How many times have you told someone you have a great idea, only to hear, “that won’t work” or “ooh, I’m not sure about that, sounds a bit risky…” It’s very hard to ignore these people, you suddenly go from being all excited and creative to starting to wonder if they’re right, and before you know it you’ve binned the idea, and gone off to sit in front of the TV.
If you can’t bin the negative person from your life (because they’re related to you usually!), then learn to talk to them in a different way. Feel sorry for them that they can’t see how great your ideas are! But DON’T LET THEM GET TO YOU!
If you’re unsure about someone’s criticism, look at what they do, how they dress, the life they lead. Would you dress like that, do those things, think the way they do? Chances are you wouldn’t, so why would their advice relate to you? Have the confidence to believe in yourself and be able to smile sweetly at negative people – don’t let them get under your skin!
Try saying, “oh, I’m sorry you feel like that – I’m really excited about my idea, and looking forward to trying it out.” In other words, you’re saying “I’m not going to let you demotivate me!” After about the third time of doing this, the negative person will stop being negative towards you because they will learn what your reaction will be. They will realise they will get nowhere with this behaviour and may as well not go there! Try it – it works!

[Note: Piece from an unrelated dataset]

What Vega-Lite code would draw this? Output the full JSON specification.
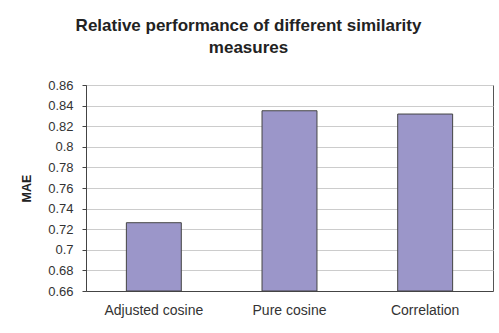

Surround yourself with positive people!
Remember you have a choice in life – you DON’T have to spend huge amounts of time with negative people – don’t immediately answer the phone when you see their number – choose when you feel like speaking to them. Chances are if you call them back an hour later, they will have calmed down and have less to moan about (they probably moaned to someone else because you didn’t answer the phone!). If they drive you mad on email – add them to your junk filter – works brilliantly!
Remember you are unlikely to be able to change their behaviour completely – all you can do is change your behaviour towards them – see them differently, deal with them differently and you may just get a different result.
I have to say that this is one of the things that really moved me forward – once I started refusing to allow others to spoil my happiness, it really did make a difference.